Joff Wild

This time tomorrow, voters in the UK will be going to the polls in what is undoubtedly the most important election they have ever taken part in (the Scots, perhaps, aside). At stake is the UK’s membership of the European Union. On the ballot paper we will see the following:

Should the United Kingdom remain a member of the European Union or leave the European Union?

Remain a member of the European Union

Leave the European Union

Each of us will put a cross next to either the first or second option.

It has been a long campaign and one that has become increasingly acrimonious. I have certainly never been through anything like it before. Referendums are stark, binary choices; unlike normal elections you do not get an opportunity to change your mind four or five years later – the result is permanent. That has clearly affected the tone of the debate. There is no proof that the murder of the Labour MP Jo Cox late last week was linked to current events; that it may be is horrible, but not impossible.

In terms of framing, the Remain side has focused on two key issues: the economy and security. Their argument is that the UK is safer on both counts as a member of the EU. For the Leave side, the emphasis has been on immigration and sovereignty. Too much British law is made in Brussels, they argue, while free movement of peoples among the 28 member states means that the UK has no control over the numbers coming into the country, so putting public services and wage levels under pressure. Those are the bare bones. Leave has christened the Remain campaign Project Fear; Remain has labelled the Leave campaign dishonest and xenophobic. It’s fair to say that neither side has covered itself in glory.
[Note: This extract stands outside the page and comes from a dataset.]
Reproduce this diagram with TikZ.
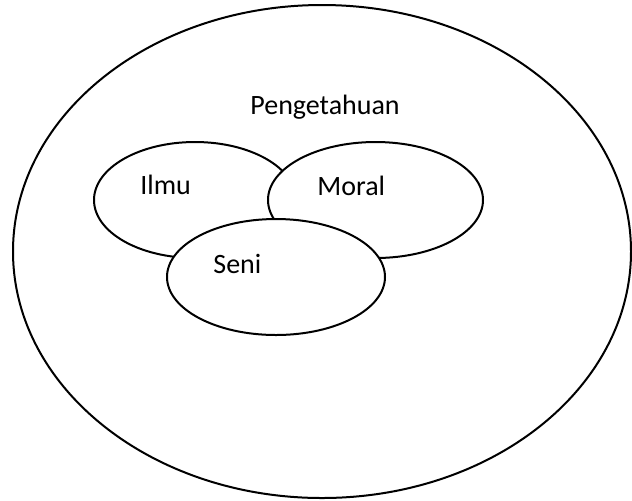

For IP owners, the outcome will have a major impact if the decision goes in Leave’s favour. As discussed previously, at the very least the EU unitary patent and Unified Patent Court project is likely to be put on hold for a few years; something that EPO president Benoît Battistelli stated once again in an interview last week. What won’t happen, though, is that the UK will leave the European Patent Convention – that is entirely separate to the EU and so will not be affected by the vote. You’ll still be able to get UK patent coverage via the EPO, while UK courts will still interpret European patent law – so there won’t be any major changes to the European patent regime as it stands.

Beyond patents, following a Leave vote the UK will withdraw from the Community trademark and design systems; that will be a complicated process and the timetable will be uncertain, but it will result in increased costs as in future the UK will have to be a separate registration if coverage is required here. Depending on the final Brexit deal reached, the UK may no longer be subject to any EU IP-related legislation. More intangibly, a strong, common law perspective on IP rights will be lost to the EU, as will a major global IP power. In short, it will be a big deal.

As to what the result will be, it’s impossible to say with much certainty. There had been a big move to Leave in the opinion polls, but then Remain pegged things back. Right now they are basically even. The betting markets, however, believe Remain is the strong favourite; while the financial markets seem to have made the same calculation. I am rather less sure.

My hunch is that Leave will just squeak it, perhaps thanks to postal votes – many of which will have been cast at a time when the Leave lead in the opinion polls was at its highest. A lot of British voters see the referendum as an opportunity to send a strong rebuke to what they consider an uncaring elite that is deaf to their needs; while in any number of mainly deprived communities the issue of immigration is by far the biggest concern. Whether it is actually the case in reality or not, many voters do not feel they have much to lose by a vote to quit the EU.

The polls close at 10.00 pm UK time tomorrow and the first results are expected at around 2.00 am on Friday. By 4.00 am we should have a very good idea what the final outcome will be. When the British wake up on Friday morning they will know whether everything has stayed the same or has changed completely. It’s going to be one hell of a 36 hours.